In this manner, ARIAS brings artists and researchers together to reflect and generate a place for meaningful encounters, hoping to encourage the creation of new knowledge engagement with different methods and to foster a diverse community of critical thinkers within the arts and the sciences.   

WORKING GROUPS
Climate Imaginaries
CI
In the climate debate, many voices remain unheard. Climate Imaginaries was established to explore and address this imbalance. Who holds the privilege of imagining the future of climate change? And for whom are its consequences an unavoidable reality? How can interspecies imaginaries help form different relationships with our planet and imagine new possible futures through material artistic research?
Artificial Worlds
AW
Artificial Worlds explores the impact of AI on society, knowledge, and the environment, emphasising overlooked material and interdisciplinary perspectives.

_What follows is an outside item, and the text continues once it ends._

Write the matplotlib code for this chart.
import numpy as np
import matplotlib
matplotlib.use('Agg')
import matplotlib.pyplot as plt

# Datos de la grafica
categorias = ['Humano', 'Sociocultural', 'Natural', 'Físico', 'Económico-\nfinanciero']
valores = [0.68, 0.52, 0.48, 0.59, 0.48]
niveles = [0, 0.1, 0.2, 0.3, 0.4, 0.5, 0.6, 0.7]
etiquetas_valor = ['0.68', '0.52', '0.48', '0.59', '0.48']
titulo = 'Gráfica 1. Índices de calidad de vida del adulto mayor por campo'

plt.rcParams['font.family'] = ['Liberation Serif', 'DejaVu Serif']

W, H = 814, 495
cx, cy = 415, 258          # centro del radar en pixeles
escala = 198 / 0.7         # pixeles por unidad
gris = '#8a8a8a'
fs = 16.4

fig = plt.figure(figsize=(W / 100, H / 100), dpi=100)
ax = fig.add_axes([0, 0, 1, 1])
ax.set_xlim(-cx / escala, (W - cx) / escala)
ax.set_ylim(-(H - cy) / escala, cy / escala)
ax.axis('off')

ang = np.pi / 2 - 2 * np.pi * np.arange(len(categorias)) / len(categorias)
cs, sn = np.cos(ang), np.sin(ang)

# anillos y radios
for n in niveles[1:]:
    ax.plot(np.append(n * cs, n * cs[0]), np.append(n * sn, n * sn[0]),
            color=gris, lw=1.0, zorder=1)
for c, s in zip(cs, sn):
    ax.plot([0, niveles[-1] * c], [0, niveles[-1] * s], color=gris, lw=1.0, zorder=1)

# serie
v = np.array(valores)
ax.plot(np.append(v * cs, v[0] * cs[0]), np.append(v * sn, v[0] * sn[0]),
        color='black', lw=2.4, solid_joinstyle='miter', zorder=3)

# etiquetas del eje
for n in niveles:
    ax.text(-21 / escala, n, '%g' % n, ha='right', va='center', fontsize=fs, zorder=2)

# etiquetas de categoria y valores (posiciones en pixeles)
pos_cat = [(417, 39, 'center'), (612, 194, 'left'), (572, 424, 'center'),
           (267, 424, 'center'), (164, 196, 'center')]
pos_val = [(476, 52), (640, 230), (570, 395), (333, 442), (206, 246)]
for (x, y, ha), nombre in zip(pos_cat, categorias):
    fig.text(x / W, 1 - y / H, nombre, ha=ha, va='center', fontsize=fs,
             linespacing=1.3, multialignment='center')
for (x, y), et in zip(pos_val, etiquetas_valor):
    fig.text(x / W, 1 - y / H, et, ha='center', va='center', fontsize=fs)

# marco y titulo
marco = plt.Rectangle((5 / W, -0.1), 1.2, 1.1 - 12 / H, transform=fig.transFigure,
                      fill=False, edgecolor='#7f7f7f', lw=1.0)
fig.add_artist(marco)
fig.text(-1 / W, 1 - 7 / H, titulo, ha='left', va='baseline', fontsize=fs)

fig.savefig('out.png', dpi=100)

Through artist and researcher-led workshops, it critically addresses biases, labour extraction, and environmental effects of algorithms. This working group aims to foster playful, reflective engagement with AI, linking its material realities to broader societal and ecological contexts.
Care Ecologies
CE
Care Ecologies is an interdisciplinary collective of artists-researchers brought together by a shared interest in (ecologies of) care - both as a subject and as a mode of doing. Care Ecologies’ joint research project 'The Ugly Sides of Care' explores limitations and frictions in facilitating as a care practice, and how to unpack these within diverse collaborative settings.
Ways of Knowing
WK
Ways of Knowing is a thematic line unpacked through a range of projects, like '[un]learning scripts', with various partners, artists-researchers and collectives. More than a theme, ways of knowing is a critical practice that challenges us to rethink dominant ideas around knowledge production, while we aim to forward research as a space for exchange where practices of knowing-in-relation can emerge.